When Claystone at the Crossing was purchased by new management, there was a lot of work to be done to improve the property. Combined with a generally low public perception, the physical infrastructure of the buildings was also called into question. There was no doubt going into this project that the improvements at Romney Meadows would be a complete overhaul.
To the credit of management, recent renovations at the property have given the community a much-needed update.
Construction on a new clubhouse office began in late summer of 2016. Though this is certainly a huge benefit for the staff at Romney Meadows, it is also a huge benefit for the residents. For starters, any improvements at Romney Meadows that can help the staff better serve the residents will bode well with the community. Additionally, the old offices will be donated to the Bauer Head Start Program. Bauer currently resides in a section of the clubhouse and provides early childhood development programs, primarily to the Romney Meadows community. Once the new offices are completed, Bauer will have full use of the old offices, allowing the organization to accommodate and provide educational resources for even more children.

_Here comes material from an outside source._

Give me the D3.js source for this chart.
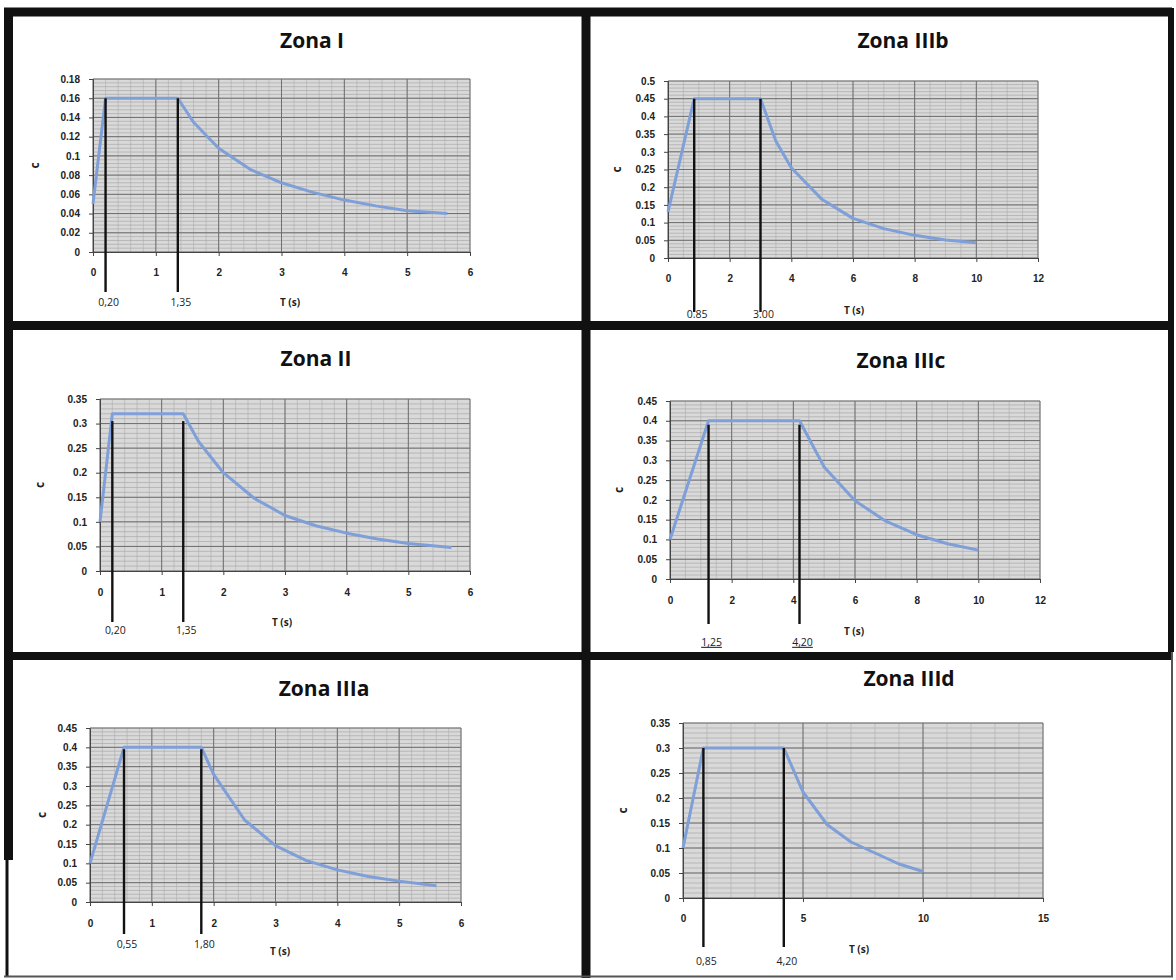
<!DOCTYPE html>
<html>
<head>
<meta charset="utf-8">
<script src="https://cdn.jsdelivr.net/npm/d3@7/dist/d3.min.js"></script>
<style>
  body { margin: 0; background: #fff; }
  svg { display: block; font-family: 'Open Sans', 'Liberation Sans', sans-serif; }
  .tick text { font-size: 10px; font-weight: 700; fill: #222; }
  .title { font-family: 'Liberation Sans Narrow', 'Open Sans', sans-serif; font-size: 21px; font-weight: 700; fill: #111; }
</style>
</head>
<body>
<div id="chart"></div>
<script>
// panel order: left-right, top-bottom
var zoneNames = ["Zona I", "Zona IIIb", "Zona II", "Zona IIIc", "Zona IIIa", "Zona IIId"];

// curves, T (s) vs C
var zonaI_T    = [0, 0.20, 1.35, 1.6, 2.0, 2.5, 3.0, 3.5, 4.0, 4.5, 5.0, 5.64];
var zonaI_C    = [0.05, 0.16, 0.16, 0.135, 0.108, 0.086, 0.072, 0.062, 0.054, 0.048, 0.043, 0.04];
var zonaIIIb_T = [0, 0.85, 3.0, 3.5, 4, 5, 6, 7, 8, 9, 10];
var zonaIIIb_C = [0.13, 0.45, 0.45, 0.33, 0.255, 0.165, 0.112, 0.083, 0.064, 0.051, 0.043];
var zonaII_T   = [0, 0.20, 1.35, 1.6, 2.0, 2.5, 3.0, 3.5, 4.0, 4.5, 5.0, 5.7];
var zonaII_C   = [0.10, 0.32, 0.32, 0.263, 0.20, 0.148, 0.113, 0.092, 0.077, 0.065, 0.056, 0.048];
var zonaIIIc_T = [0, 1.25, 4.2, 5, 6, 7, 8, 9, 10];
var zonaIIIc_C = [0.10, 0.40, 0.40, 0.283, 0.198, 0.146, 0.112, 0.089, 0.073];
var zonaIIIa_T = [0, 0.55, 1.8, 2.0, 2.5, 3.0, 3.5, 4.0, 4.5, 5.0, 5.6];
var zonaIIIa_C = [0.10, 0.40, 0.40, 0.33, 0.212, 0.146, 0.107, 0.083, 0.066, 0.054, 0.042];
var zonaIIId_T = [0, 0.85, 4.2, 5, 6, 7, 8, 9, 10];
var zonaIIId_C = [0.10, 0.30, 0.30, 0.212, 0.147, 0.112, 0.09, 0.068, 0.053];

// period marks drawn as black verticals, and their labels
var markT      = [[0.20, 1.35], [0.85, 3.00], [0.20, 1.35], [1.25, 4.20], [0.55, 1.80], [0.85, 4.20]];
var markLabels = [["0,20", "1,35"], ["0.85", "3.00"], ["0,20", "1,35"], ["1,25", "4,20"], ["0,55", "1,80"], ["0,85", "4,20"]];

// axis ticks
var xTicks = [
  [0, 1, 2, 3, 4, 5, 6],
  [0, 2, 4, 6, 8, 10, 12],
  [0, 1, 2, 3, 4, 5, 6],
  [0, 2, 4, 6, 8, 10, 12],
  [0, 1, 2, 3, 4, 5, 6],
  [0, 5, 10, 15]
];
var yTicks = [
  [0, 0.02, 0.04, 0.06, 0.08, 0.1, 0.12, 0.14, 0.16, 0.18],
  [0, 0.05, 0.1, 0.15, 0.2, 0.25, 0.3, 0.35, 0.4, 0.45, 0.5],
  [0, 0.05, 0.1, 0.15, 0.2, 0.25, 0.3, 0.35],
  [0, 0.05, 0.1, 0.15, 0.2, 0.25, 0.3, 0.35, 0.4, 0.45],
  [0, 0.05, 0.1, 0.15, 0.2, 0.25, 0.3, 0.35, 0.4, 0.45],
  [0, 0.05, 0.1, 0.15, 0.2, 0.25, 0.3, 0.35]
];

var curves = [
  [zonaI_T, zonaI_C], [zonaIIIb_T, zonaIIIb_C], [zonaII_T, zonaII_C],
  [zonaIIIc_T, zonaIIIc_C], [zonaIIIa_T, zonaIIIa_C], [zonaIIId_T, zonaIIId_C]
];

// where each little chart sits on the page
var layout = [
  {left: 93,  right: 470,  top: 79,  bottom: 252, titleX: 312, titleY: 42,  cX: 36,  xTickY: 277, tX: 290, tY: 303, markFrom: 0.16,  markTo: 292, markLabY: 303, xMinor: 0.2, yMinor: 0.004},
  {left: 668, right: 1038, top: 81,  bottom: 258, titleX: 903, titleY: 42,  cX: 618, xTickY: 283, tX: 854, tY: 311, markFrom: 0.45,  markTo: 312, markLabY: 315, xMinor: 0.5, yMinor: 0.01},
  {left: 100, right: 470,  top: 399, bottom: 571, titleX: 316, titleY: 360, cX: 41,  xTickY: 597, tX: 282, tY: 623, markFrom: 0.305, markTo: 622, markLabY: 631, xMinor: 0.2, yMinor: 0.01},
  {left: 670, right: 1040, top: 401, bottom: 579, titleX: 901, titleY: 362, cX: 620, xTickY: 605, tX: 854, tY: 632, markFrom: 0.39,  markTo: 624, markLabY: 643, xMinor: 0.5, yMinor: 0.01, underline: true},
  {left: 90,  right: 461,  top: 728, bottom: 902, titleX: 324, titleY: 690, cX: 43,  xTickY: 928, tX: 280, tY: 952, markFrom: 0.395, markTo: 934, markLabY: 945, xMinor: 0.2, yMinor: 0.01},
  {left: 683, right: 1043, top: 723, bottom: 898, titleX: 909, titleY: 680, cX: 624, xTickY: 923, tX: 859, tY: 950, markFrom: 0.30,  markTo: 947, markLabY: 962, xMinor: 1,   yMinor: 0.01}
];

var W = 1176, H = 980;
var svg = d3.select("#chart").append("svg").attr("width", W).attr("height", H);
svg.append("rect").attr("width", W).attr("height", H).attr("fill", "#fff");

zoneNames.forEach(function(name, i) {
  var L = layout[i];
  var xs = xTicks[i], ys = yTicks[i];
  var x = d3.scaleLinear().domain([0, xs[xs.length - 1]]).range([L.left, L.right]);
  var y = d3.scaleLinear().domain([0, ys[ys.length - 1]]).range([L.bottom, L.top]);
  var g = svg.append("g");

  // plot area + grid
  g.append("rect")
    .attr("x", L.left).attr("y", L.top)
    .attr("width", L.right - L.left).attr("height", L.bottom - L.top)
    .attr("fill", "#d9d9d9");

  var xMin = d3.range(0, x.domain()[1] + 1e-9, L.xMinor);
  var yMin = d3.range(0, y.domain()[1] + 1e-9, L.yMinor);
  g.selectAll(".vminor").data(xMin).enter().append("line")
    .attr("x1", d => x(d)).attr("x2", d => x(d))
    .attr("y1", L.top).attr("y2", L.bottom)
    .attr("stroke", "#b3b3b3").attr("stroke-width", 0.7);
  g.selectAll(".hminor").data(yMin).enter().append("line")
    .attr("x1", L.left).attr("x2", L.right)
    .attr("y1", d => y(d)).attr("y2", d => y(d))
    .attr("stroke", "#a9a9a9").attr("stroke-width", 0.7);
  g.selectAll(".vmajor").data(xs).enter().append("line")
    .attr("x1", d => x(d)).attr("x2", d => x(d))
    .attr("y1", L.top).attr("y2", L.bottom)
    .attr("stroke", "#6f6f6f").attr("stroke-width", 1);
  g.selectAll(".hmajor").data(ys).enter().append("line")
    .attr("x1", L.left).attr("x2", L.right)
    .attr("y1", d => y(d)).attr("y2", d => y(d))
    .attr("stroke", "#6f6f6f").attr("stroke-width", 1);

  // axes
  var ax = g.append("g").attr("transform", "translate(0," + L.bottom + ")")
    .call(d3.axisBottom(x).tickValues(xs).tickSize(4).tickPadding(L.xTickY - L.bottom - 12)
      .tickFormat(d => String(d)));
  var ay = g.append("g").attr("transform", "translate(" + L.left + ",0)")
    .call(d3.axisLeft(y).tickValues(ys).tickSize(4).tickPadding(9)
      .tickFormat(d => String(d)));
  [ax, ay].forEach(function(a) {
    a.select(".domain").attr("stroke", "#444");
    a.selectAll(".tick line").attr("stroke", "#444");
  });

  // curve
  var pts = curves[i][0].map((t, k) => [t, curves[i][1][k]]);
  g.append("path").datum(pts)
    .attr("d", d3.line().x(d => x(d[0])).y(d => y(d[1])))
    .attr("fill", "none").attr("stroke", "#7f9fd8").attr("stroke-width", 3)
    .attr("stroke-linejoin", "round");

  // period marks
  markT[i].forEach(function(t, k) {
    g.append("line")
      .attr("x1", x(t)).attr("x2", x(t))
      .attr("y1", y(L.markFrom)).attr("y2", L.markTo)
      .attr("stroke", "#111").attr("stroke-width", 2.4);
    g.append("text")
      .attr("x", x(t) + 3).attr("y", L.markLabY)
      .attr("text-anchor", "middle").attr("dominant-baseline", "middle")
      .style("font-size", "10.5px").style("fill", "#222")
      .style("text-decoration", L.underline ? "underline" : null)
      .text(markLabels[i][k]);
  });

  // labels
  g.append("text").attr("class", "title")
    .attr("x", L.titleX).attr("y", L.titleY)
    .attr("text-anchor", "middle").attr("dominant-baseline", "middle")
    .text(name);
  g.append("text")
    .attr("transform", "translate(" + L.cX + "," + ((L.top + L.bottom) / 2) + ") rotate(-90)")
    .attr("text-anchor", "middle").attr("dominant-baseline", "middle")
    .style("font-size", "12px").style("font-weight", 700).style("fill", "#222")
    .text("c");
  g.append("text")
    .attr("x", L.tX).attr("y", L.tY)
    .attr("text-anchor", "middle").attr("dominant-baseline", "middle")
    .style("font-size", "10px").style("font-weight", 700).style("fill", "#222")
    .text("T (s)");
});

// panel frames
var frame = svg.append("g").attr("stroke", "#111").attr("fill", "none");
frame.append("line").attr("x1", 4).attr("x2", 1172).attr("y1", 12).attr("y2", 12).attr("stroke-width", 9);
frame.append("line").attr("x1", 4).attr("x2", 1172).attr("y1", 325.5).attr("y2", 325.5).attr("stroke-width", 9);
frame.append("line").attr("x1", 4).attr("x2", 1172).attr("y1", 656).attr("y2", 656).attr("stroke-width", 8);
frame.append("line").attr("x1", 8.5).attr("x2", 8.5).attr("y1", 8).attr("y2", 860).attr("stroke-width", 9);
frame.append("line").attr("x1", 7).attr("x2", 7).attr("y1", 860).attr("y2", 977).attr("stroke-width", 3);
frame.append("line").attr("x1", 586).attr("x2", 586).attr("y1", 8).attr("y2", 978).attr("stroke-width", 9);
frame.append("line").attr("x1", 1171).attr("x2", 1171).attr("y1", 8).attr("y2", 652).attr("stroke-width", 6);
frame.append("line").attr("x1", 1172).attr("x2", 1172).attr("y1", 652).attr("y2", 977).attr("stroke-width", 2).attr("stroke", "#555");
frame.append("line").attr("x1", 4).attr("x2", 1173).attr("y1", 976.5).attr("y2", 976.5).attr("stroke-width", 2).attr("stroke", "#555");
</script>
</body>
</html>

With 18 ADA (disability compliant) apartment units on the property, it was very important for management to be able to cater to individuals using those units. Claystone was proudly accommodating of residents with disabilities, but unfortunately, their infrastructure didn’t reflect that. That’s why refinishing the blacktop and sidewalks at Romney Meadows was so important. Before renovations, it might have been difficult for those with disabilities to navigate the broken and cracked sidewalks and pavement. That problem is sure to be resolved at the completion of the property renovation.
Management at Romney Meadows made a commitment to offer residents a more sustainable living environment. All of the property’s appliances were upgraded to power-conscious Energy Star appliances. Additionally, each unit has been updated with low-energy lighting. The lighting requires less energy and will result in less maintenance.
In addition to these improvements, the interior of the units received cosmetic and logistic upgrades. The improved units feature vinyl flooring, in some rooms, and new countertops and cabinets.
Management took things a step further by adding improved insulation and ventilation. Though the residents won’t see those two changes, it is simply further proof that management has committed to creating a high-quality living environment that will save money for the property and the residents.
When it’s all said and done, the improvements are just as much about promoting sustainability as they are about making this a desireable community to live in. As property manager LaTonya Fleming says, “At the end of the day, a new countertop can make a person feel good.”
To top it all off, Claystone was given a new name — Romney Meadows. Romney Meadows is not where more than 300 families live; it’s where over 300 families call home.